Set exercise – Reproduce exactly, with no pictures, each line from the opening of the material down through the line containing "const annotB = ['Désirée', 'R40".

======

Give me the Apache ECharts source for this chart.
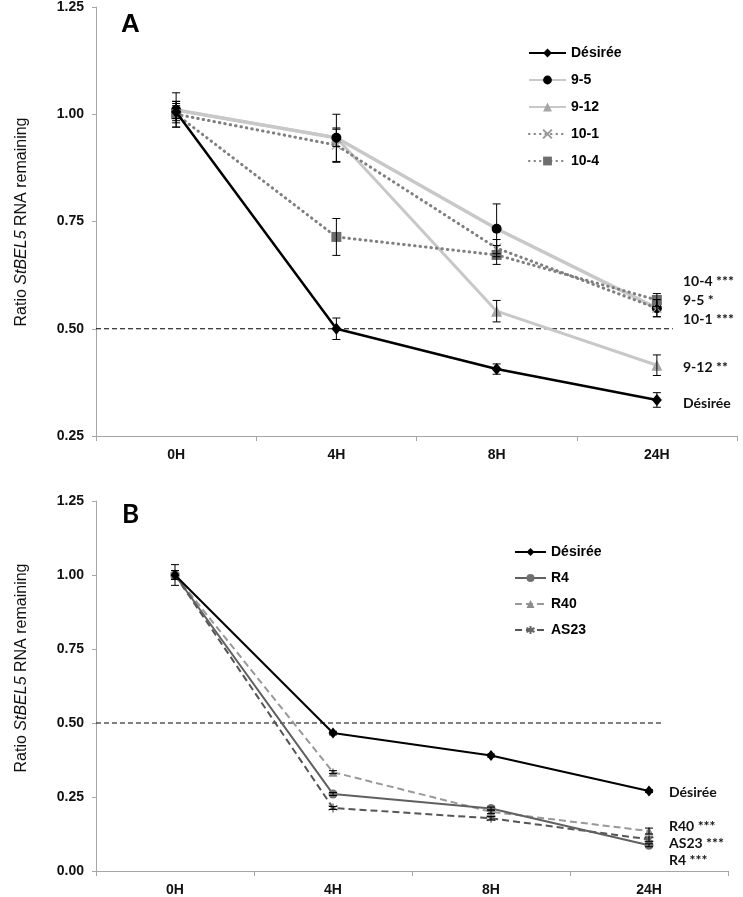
<!DOCTYPE html>
<html>
<head>
<meta charset="utf-8">
<script src="https://cdn.jsdelivr.net/npm/echarts@6/dist/echarts.min.js"></script>
<style>html,body{margin:0;padding:0;background:#fff}#c{width:743px;height:897px}</style>
</head>
<body>
<div id="c"></div>
<script>
// ---------- data ----------
const timepoints = ['0H', '4H', '8H', '24H'];
const yTicksA = [0.25, 0.50, 0.75, 1.00, 1.25];
const yTicksB = [0.00, 0.25, 0.50, 0.75, 1.00, 1.25];

// Panel A
const namesA = ['Désirée', '9-5', '9-12', '10-1', '10-4'];
const desireeA = [1.005, 0.500, 0.406, 0.334];
const desireeAErr = [0.02, 0.025, 0.012, 0.017];
const l95 = [1.010, 0.945, 0.733, 0.548];
const l95Err = [0.04, 0.055, 0.058, 0.02];
const l912 = [1.010, 0.945, 0.541, 0.415];
const l912Err = [0.02, 0.02, 0.025, 0.024];
const l101 = [1.000, 0.928, 0.688, 0.548];
const l101Err = [0.03, 0.04, 0.02, 0.02];
const l104 = [1.000, 0.714, 0.672, 0.567];
const l104Err = [0.02, 0.043, 0.022, 0.015];
const refLineA = [[0, 0.5], [3.6, 0.5]];
const annotA = ['10-4 ***', '9-5 *', '10-1 ***', '9-12 **', 'Désirée'];

// Panel B
const namesB = ['Désirée', 'R4', 'R40', 'AS23'];
const desireeB = [1.000, 0.466, 0.390, 0.270];
const desireeBErr = [0.035, 0.006, 0.005, 0.005];
const r4 = [1.000, 0.260, 0.211, 0.087];
const r4Err = [0.015, 0.005, 0.005, 0.005];
const r40 = [1.000, 0.334, 0.200, 0.135];
const r40Err = [0.015, 0.005, 0.006, 0.01];
const as23 = [1.000, 0.213, 0.178, 0.107];
const as23Err = [0.015, 0.005, 0.006, 0.008];
const refLineB = [[0, 0.5], [3.58, 0.5]];
const annotB = ['Désirée', 'R40 ***', 'AS23 ***', 'R4 ***'];

// ---------- helpers ----------
const BSUFFIX = '\u200b';
function errData(vals, errs) { return vals.map((v, i) => [i, v, errs[i]]); }
function errRender(params, api) {
  const x = api.value(0), v = api.value(1), e = api.value(2);
  const t = api.coord([x, v + e]), b = api.coord([x, v - e]);
  const w = 4, st = { stroke: '#000', lineWidth: 1 };
  return { type: 'group', children: [
    { type: 'line', shape: { x1: t[0], y1: t[1], x2: b[0], y2: b[1] }, style: st },
    { type: 'line', shape: { x1: t[0] - w, y1: t[1], x2: t[0] + w, y2: t[1] }, style: st },
    { type: 'line', shape: { x1: b[0] - w, y1: b[1], x2: b[0] + w, y2: b[1] }, style: st }
  ]};
}
function errSeries(vals, errs, gi) {
  return { type: 'custom', xAxisIndex: gi * 2, yAxisIndex: gi, renderItem: errRender,
    data: errData(vals, errs), silent: true, z: 5, encode: { x: 0, y: 1 } };
}
const xPath = 'path://M0,0L10,10M10,0L0,10';
const starPath = 'path://M5,0L5,10M0.7,2.5L9.3,7.5M0.7,7.5L9.3,2.5';

const axisGray = '#a6a6a6';
const tickFont = { fontFamily: "'Liberation Sans', Arial, sans-serif", fontWeight: 'bold', fontSize: 14, color: '#111' };
const xFont = { fontFamily: "'Liberation Sans Narrow', 'Liberation Sans', Arial, sans-serif", fontWeight: 'bold', fontSize: 14, color: '#111' };
const annFont = "Lato, 'Open Sans', sans-serif";

function yAxis(gi, min, ticks) {
  return { type: 'value', gridIndex: gi, min: min, max: ticks[ticks.length - 1], interval: 0.25,
    axisLine: { show: true, lineStyle: { color: axisGray, width: 1 } },
    axisTick: { show: true, inside: false, length: 4, lineStyle: { color: axisGray } },
    splitLine: { show: false },
    axisLabel: Object.assign({ margin: 12, formatter: v => v.toFixed(2) }, tickFont) };
}
function xCat(gi) {
  return { type: 'category', gridIndex: gi, data: timepoints, boundaryGap: true,
    axisLine: { show: true, lineStyle: { color: axisGray, width: 1 } },
    axisTick: { show: true, length: 5, lineStyle: { color: axisGray } },
    axisLabel: Object.assign({ margin: 12 }, xFont) };
}
function xHidden(gi) {
  return { type: 'value', gridIndex: gi, min: 0, max: 4, show: false };
}

const chart = echarts.init(document.getElementById('c'), null, { renderer: 'canvas' });

const series = [
  // Panel A reference line
  { type: 'line', xAxisIndex: 1, yAxisIndex: 0, data: refLineA, symbol: 'none', silent: true,
    lineStyle: { color: '#000', width: 1, type: [5, 3] }, z: 1 },
  { name: '9-12', type: 'line', xAxisIndex: 0, yAxisIndex: 0, data: l912, symbol: 'triangle', symbolSize: 11,
    lineStyle: { color: '#c8c8c8', width: 3 }, itemStyle: { color: '#a6a6a6' }, z: 2 },
  { name: '9-5', type: 'line', xAxisIndex: 0, yAxisIndex: 0, data: l95, symbol: 'circle', symbolSize: 10,
    lineStyle: { color: '#c8c8c8', width: 3.5 }, itemStyle: { color: '#000' }, z: 2 },
  { name: '10-1', type: 'line', xAxisIndex: 0, yAxisIndex: 0, data: l101, symbol: xPath, symbolSize: 9,
    lineStyle: { color: '#7f7f7f', width: 3, type: [0.5, 5], cap: 'round' },
    itemStyle: { color: 'none', borderColor: '#9a9a9a', borderWidth: 1.3 }, z: 3 },
  { name: '10-4', type: 'line', xAxisIndex: 0, yAxisIndex: 0, data: l104, symbol: 'rect', symbolSize: 10,
    lineStyle: { color: '#7f7f7f', width: 3, type: [0.5, 5], cap: 'round' },
    itemStyle: { color: '#6d6d6d' }, z: 3 },
  { name: 'Désirée', type: 'line', xAxisIndex: 0, yAxisIndex: 0, data: desireeA, symbol: 'diamond', symbolSize: [10, 12],
    lineStyle: { color: '#000', width: 2.5 }, itemStyle: { color: '#000' }, z: 4 },
  errSeries(desireeA, desireeAErr, 0), errSeries(l95, l95Err, 0), errSeries(l912, l912Err, 0),
  errSeries(l101, l101Err, 0), errSeries(l104, l104Err, 0),

  // Panel B reference line
  { type: 'line', xAxisIndex: 3, yAxisIndex: 1, data: refLineB, symbol: 'none', silent: true,
    lineStyle: { color: '#000', width: 1, type: [5, 3] }, z: 1 },
  { name: 'R40', type: 'line', xAxisIndex: 2, yAxisIndex: 1, data: r40, symbol: 'triangle', symbolSize: 9,
    lineStyle: { color: '#999', width: 2, type: [7, 4] }, itemStyle: { color: '#8c8c8c' }, z: 2 },
  { name: 'AS23', type: 'line', xAxisIndex: 2, yAxisIndex: 1, data: as23, symbol: starPath, symbolSize: 9,
    lineStyle: { color: '#555', width: 2, type: [7, 4] },
    itemStyle: { color: 'none', borderColor: '#666', borderWidth: 1.3 }, z: 2 },
  { name: 'R4', type: 'line', xAxisIndex: 2, yAxisIndex: 1, data: r4, symbol: 'circle', symbolSize: 9,
    lineStyle: { color: '#606060', width: 2 }, itemStyle: { color: '#707070' }, z: 3 },
  { name: 'Désirée' + BSUFFIX, type: 'line', xAxisIndex: 2, yAxisIndex: 1, data: desireeB, symbol: 'diamond', symbolSize: [9, 11],
    lineStyle: { color: '#000', width: 2 }, itemStyle: { color: '#000' }, z: 4 },
  errSeries(desireeB, desireeBErr, 1), errSeries(r4, r4Err, 1), errSeries(r40, r40Err, 1), errSeries(as23, as23Err, 1)
];

const legendText = { fontFamily: "'Liberation Sans', Arial, sans-serif", fontWeight: 'bold', fontSize: 14, color: '#000' };

function yName(x, y) {
  return { type: 'text', x: x, y: y, rotation: Math.PI / 2,
    style: { text: '{a|Ratio }{b|StBEL5}{a| RNA remaining}', align: 'center', verticalAlign: 'middle',
      rich: { a: { fontFamily: "'Liberation Sans', Arial, sans-serif", fontSize: 16, fill: '#111' },
              b: { fontFamily: "'Liberation Sans', Arial, sans-serif", fontSize: 16, fontStyle: 'italic', fill: '#111' } } } };
}
function ann(text, x, y) {
  return { type: 'text', x: x, y: y, style: { text: text, fontFamily: annFont, fontWeight: 'bold', fontSize: 14,
    fill: '#111', verticalAlign: 'middle', align: 'left' } };
}

chart.setOption({
  animation: false,
  backgroundColor: '#fff',
  grid: [
    { left: 96, top: 7, width: 641, height: 429 },
    { left: 96, top: 501, width: 632, height: 371 }
  ],
  xAxis: [xCat(0), xHidden(0), xCat(1), xHidden(1)],
  yAxis: [yAxis(0, 0.25, yTicksA), yAxis(1, 0, yTicksB)],
  legend: [
    { data: namesA, orient: 'vertical', left: 523, top: 41, itemWidth: 37, itemHeight: 11, itemGap: 13,
      textStyle: legendText, selectedMode: false },
    { data: namesB.map((n, i) => i === 0 ? n + BSUFFIX : n), orient: 'vertical', left: 509, top: 540,
      itemWidth: 31, itemHeight: 10, itemGap: 12, textStyle: legendText, selectedMode: false,
      formatter: n => n.replace(BSUFFIX, '') }
  ],
  graphic: [
    { type: 'text', x: 121, y: 25, style: { text: 'A', fontFamily: "'Liberation Sans', Arial, sans-serif", fontWeight: 'bold', fontSize: 26, fill: '#000', verticalAlign: 'middle' } },
    { type: 'text', x: 122, y: 515, style: { text: 'B', fontFamily: "Lato, 'Liberation Sans', sans-serif", fontWeight: 'bold', fontSize: 26, fill: '#000', verticalAlign: 'middle' } },
    yName(22, 222), yName(22, 668),
    ann(annotA[0], 683, 281), ann(annotA[1], 683, 300), ann(annotA[2], 683, 319),
    ann(annotA[3], 683, 367), ann(annotA[4], 683, 403),
    ann(annotB[0], 669, 792), ann(annotB[1], 669, 826), ann(annotB[2], 669, 843), ann(annotB[3], 669, 860)
  ],
  series: series
});
</script>
</body>
</html>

======

Written solution –
Give me the Apache ECharts source for this chart.
<!DOCTYPE html>
<html>
<head>
<meta charset="utf-8">
<script src="https://cdn.jsdelivr.net/npm/echarts@6/dist/echarts.min.js"></script>
<style>html,body{margin:0;padding:0;background:#fff}#c{width:743px;height:897px}</style>
</head>
<body>
<div id="c"></div>
<script>
// ---------- data ----------
const timepoints = ['0H', '4H', '8H', '24H'];
const yTicksA = [0.25, 0.50, 0.75, 1.00, 1.25];
const yTicksB = [0.00, 0.25, 0.50, 0.75, 1.00, 1.25];

// Panel A
const namesA = ['Désirée', '9-5', '9-12', '10-1', '10-4'];
const desireeA = [1.005, 0.500, 0.406, 0.334];
const desireeAErr = [0.02, 0.025, 0.012, 0.017];
const l95 = [1.010, 0.945, 0.733, 0.548];
const l95Err = [0.04, 0.055, 0.058, 0.02];
const l912 = [1.010, 0.945, 0.541, 0.415];
const l912Err = [0.02, 0.02, 0.025, 0.024];
const l101 = [1.000, 0.928, 0.688, 0.548];
const l101Err = [0.03, 0.04, 0.02, 0.02];
const l104 = [1.000, 0.714, 0.672, 0.567];
const l104Err = [0.02, 0.043, 0.022, 0.015];
const refLineA = [[0, 0.5], [3.6, 0.5]];
const annotA = ['10-4 ***', '9-5 *', '10-1 ***', '9-12 **', 'Désirée'];

// Panel B
const namesB = ['Désirée', 'R4', 'R40', 'AS23'];
const desireeB = [1.000, 0.466, 0.390, 0.270];
const desireeBErr = [0.035, 0.006, 0.005, 0.005];
const r4 = [1.000, 0.260, 0.211, 0.087];
const r4Err = [0.015, 0.005, 0.005, 0.005];
const r40 = [1.000, 0.334, 0.200, 0.135];
const r40Err = [0.015, 0.005, 0.006, 0.01];
const as23 = [1.000, 0.213, 0.178, 0.107];
const as23Err = [0.015, 0.005, 0.006, 0.008];
const refLineB = [[0, 0.5], [3.58, 0.5]];
const annotB = ['Désirée', 'R40 ***', 'AS23 ***', 'R4 ***'];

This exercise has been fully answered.